In a small village in Austria, diligent station master Thomas Hudetz is a well respected member of the local community until flirtatious young Anna momentarily distracts him from his duties, causing a fatal train wreck for which the town needs to find the culprit. Hampton has previously adapted von Horvath’s Tales from the Vienna Woods, Faith Hope and Charity and Don Juan Comes Back from the War and, in his own original play, Tales from Hollywood, imagined him as a character who survived the tree branch and emigrated to Los Angeles.

The full cast is Suzanne Burden (Mrs Hudetz), Alan David (Pokorny/Prosecutor), Laura Donnelly (Anna), Ben Fox (Kohut/Customer), Tom Georgeson (Landlord), Daniel Hawksford (Ferdinand), Jack James (Salesman/Detective/Platelayer), Joseph Millson (Thomas Hudetz), Jake Nightingale (Policeman), Julie Riley (Leni), Andy Williams (Woodsman/Inspector) and Sarah Woodward (Frau Leimgruber). Lewis Lempereur-Palmer and Thomas Patten will alternate the role of the child.
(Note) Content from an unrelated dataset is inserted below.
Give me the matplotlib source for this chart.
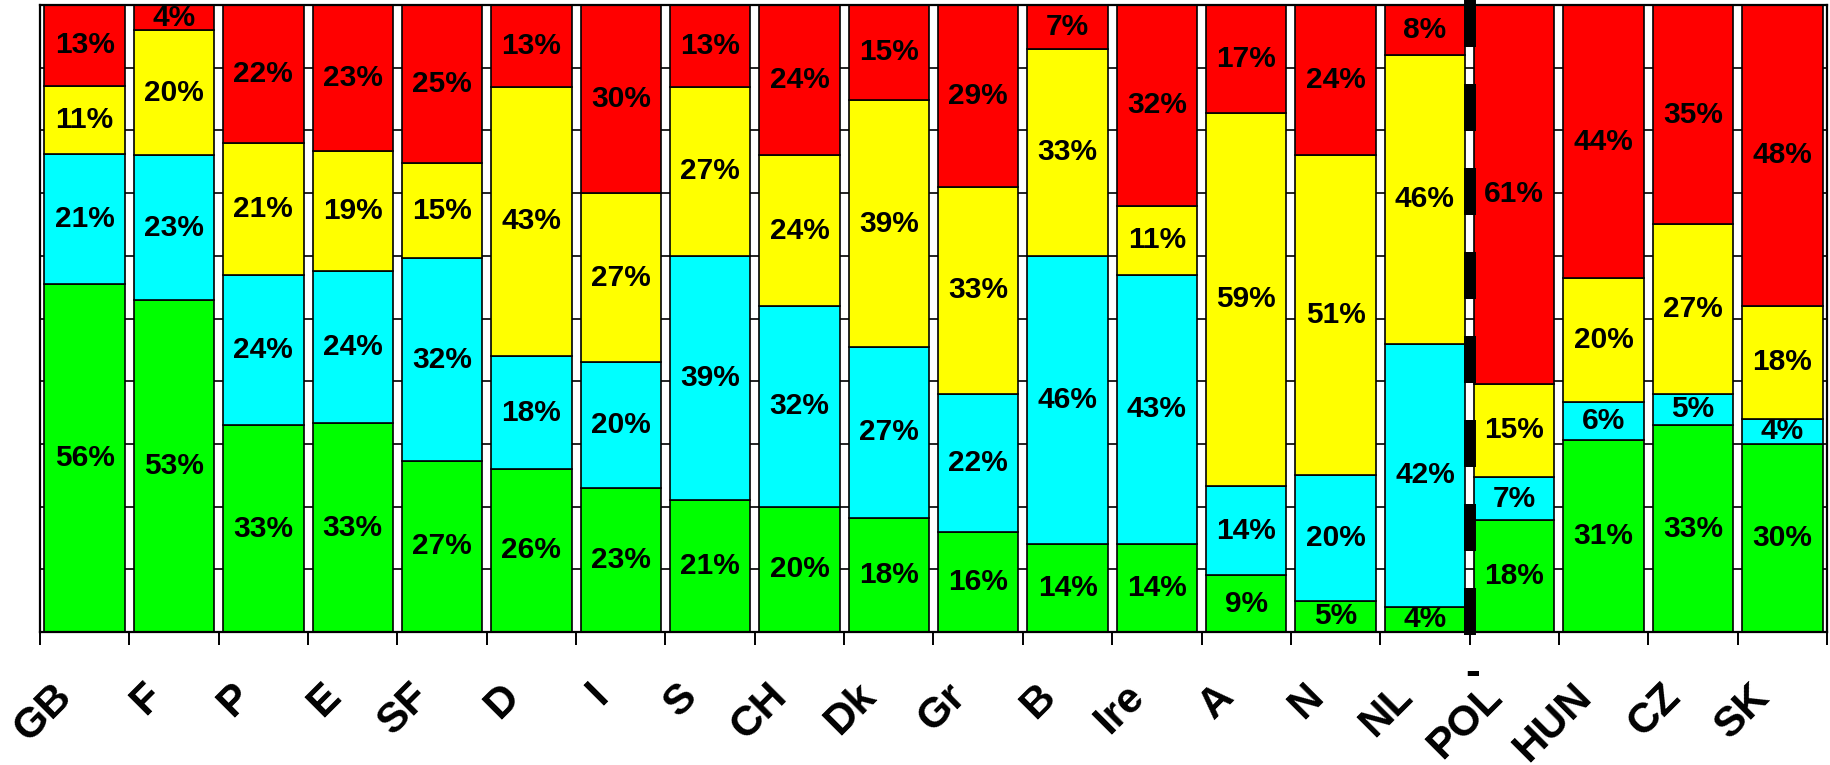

In other play casting news elsewhere:

  • Jane Lapotaire returns to the stage for the first time since suffering a brain haemorrhage in 2000 to star in the world premiere of Another Door Closed, Peter Gill’s first new play in six years, which runs from 4 to 29 August 2009 (press performances 11 August) as part of Peter Hall’s seventh annual summer repertory season at the Theatre Royal Bath (See News, 17 Mar 2009). Two sisters’ memories of their childhood home are disrupted by a male visitor who reveals that their mother had been very kind to him. Lapotaire is joined by June Watson and Sean Chapman in the production, directed by Gill himself. Lapotaire won a best actress Tony Award for Piaf and her many other stage credits include Master Class, A Month in the Country, A Room with a View, Shadowlands and numerous classical roles at the RSC, National, Young Vic and elsewhere.
  • Gwen Taylor will join Chris New and Little Britain’s Matt Lucas in the world premiere of Prick Up Your Ears, Simon Bent’s new play about the life and tragic death of Joe Orton, based on the John Lahr biography of the same name (See News, 22 Jun 2009). Taylor plays Mrs Corden, neighbour to New’s Orton and his lover/murderer Kenneth Halliwell, played by Lucas. Taylor is best known for her TV roles in the likes of Heartbeat, Barbara, A Bit of a Do, Conjugal Rites, Duty Free, Class Act and Belonging. Prick Up Your Ears is booking at London Comedy Theatre from 30 September to 6 December 2009 (previews from 17 September). Prior to the West End opening, it tours to Richmond (26-29 August), Salford (31 August-5 September) and Brighton (7-12 September).
  • Penny Downie will take the title role in Frank McGuinness’ new version of Euripides’ fifth-century BC play Helen, the first full-scale Greek drama to be staged at Shakespeare’s Globe (See News, 19 Nov 2008), where it runs in from 5 to 23 August 2009 (previews from 2 August). Having never arrived in Troy, Helen is now trying to escape from Egypt and the marriage intentions of its king, Menelaus, played by Paul McGann.
  • And, from tonight (13 July 2009), there’s an all-new cast in the Whatsonstage.com and Olivier Award-winning comedy The 39 Steps at the West End’s Criterion Theatre. In Patrick Barlow’s stage adaptation of the John Buchan whodunit, inspired by the 1935 Alfred Hitchcock film, four actors play “150 roles” between them to tell the tale of London bachelor Richard Hannay fleeing to Scotland and breaking a spy ring to prove his innocence after a woman is found murdered in his home. The new cast are: John Hopkins as Richard Hannay, Natalie Walter as Annabella Schmidt and Stephen Critchlow and Stephen Ventura as the two clowns. Maria Aitken directs.